The Quaker belief that everyone is equal in the eyes of God has meant that the Religious Society of Friends has a long history in campaigning for equality and justice which continues to this day. One of the earliest campaigns the Friends were involved in was the campaign to abolish the slave trade, and they were instrumental in initiating the campaign both in North America and in Britain.
Quaker concern for the welfare of slaves has its origins in the 17th century in the early days of the establishment of the Quaker movement. In Birmingham Preparative Meeting’s 1764 copy of ‘A Collection of Many Select and Christian Epistles, Letters and Testimonies’ written by George Fox, the founder of the Religious Society of Friends, there is an epistle he wrote in 1657, ‘To Friends beyond the sea, that have Black and Indian slaves’ in which he highlighted the importance of equality in the Quaker faith. Later, while preaching in Barbados, Fox witnessed the realities of slavery, leading him to call for the better treatment of slaves. This was reproduced in his text of 1676 under the title, ‘Gospel Family-Order, Being a Short Discourse Concerning the Ordering of Families, both of Whites, Blacks and Indians’, which can be seen here. It should be noted that he did not go so far as to question the practice of actually owning slaves.

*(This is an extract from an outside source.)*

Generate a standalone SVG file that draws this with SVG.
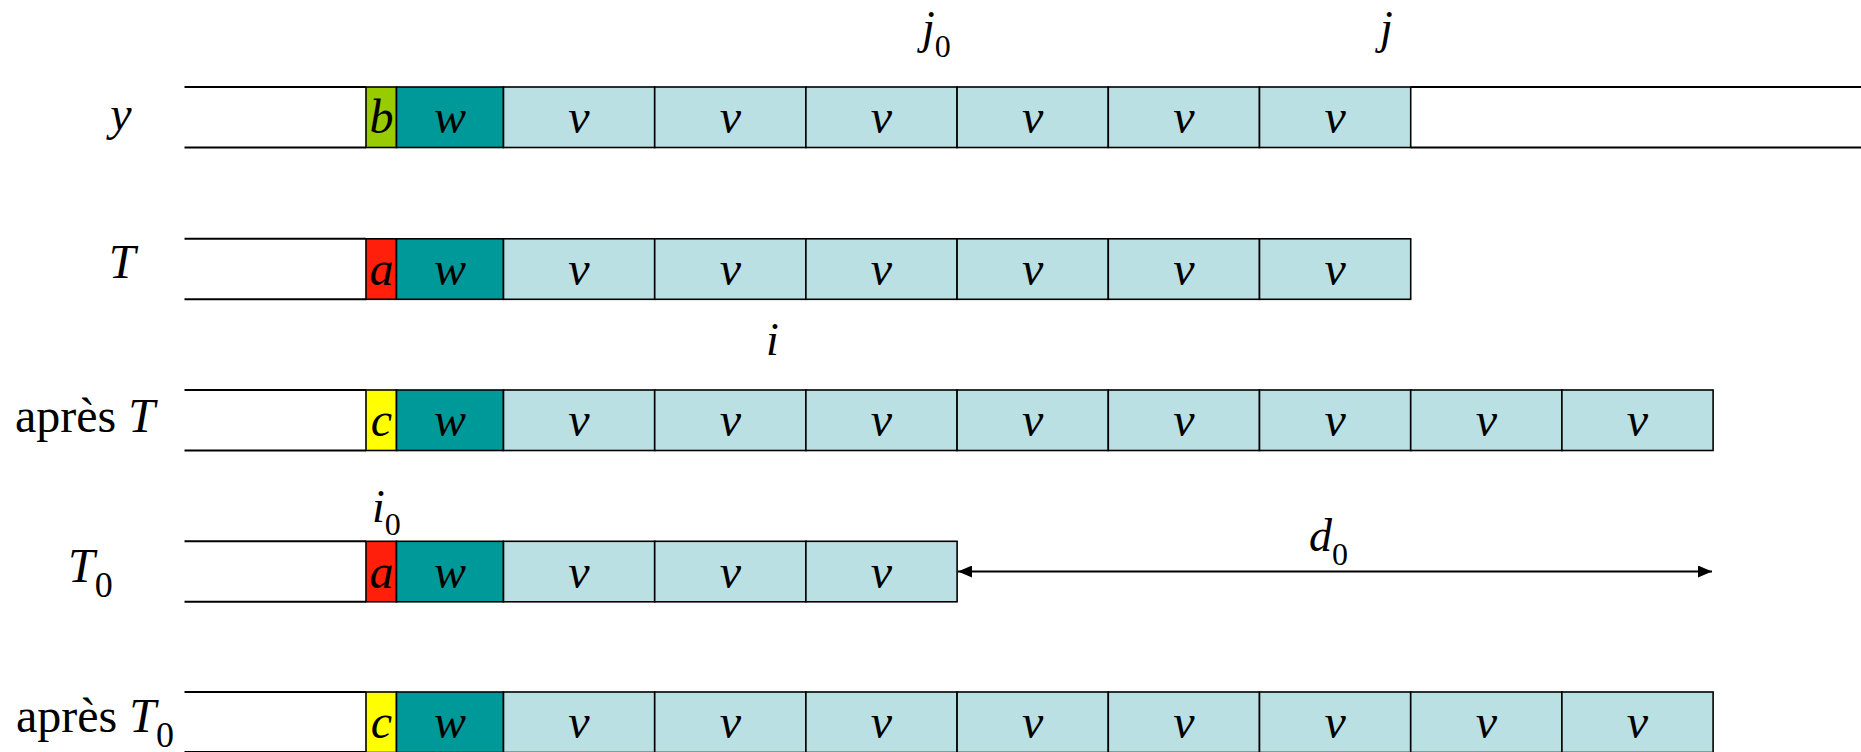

Opposition to the slave trade in the late 17th and early 18th centuries began amongst a small number of Friends in America but as many of these retained strong links with London Yearly Meeting, the head of the Quaker church both in America and Britain, they were able to pressurize and raise awareness about the slave trade amongst British Quakers. In 1713 and 1715, Friends in Pennsylvania wrote to the Yearly Meeting requesting that it take a stand opposing the importing of slaves and that it make its position known in all of the plantations. Yearly Meeting took no action at the time, but in 1727, when the slave trade was still a practice which was accepted unquestioningly by the majority of the British population, it did decide that the importing of slaves should not be allowed. Quakers in Birmingham and Warwickshire would have been aware of this as extracts of the most important of the Yearly Meeting minutes were sent out to be read at the Quarterly and Monthly Meetings. In Warwickshire Monthly Meeting’s copy of extracts of the Yearly meeting minutes for 1727, we find the following declaration,
About importing of Negroes
The answer given by th[e] Correspondents here to Friends of pensilvenia & the Jerseys th[e] 17th [of the] 6 [mo]nth 1713 by th[e] Yearly Meeting & their Answer to th[e] Friends of Pensilvenia th[e] 3[r]d [of the] 8 mo[nth] 1715 both containing the Sence of this Meeting th[at] the Importing of Negroes from their native Country and Relations is not a Commendable nor Allowed Practice w[hi]ch Answers and Sense is approved & th[e] Practice censured by the Meeting & this Minute is ordered to be Sent by Benja[min] Bealing to Friends In the Plantations abroad, as well as to th[e] Several Quarterly Meetings at Home.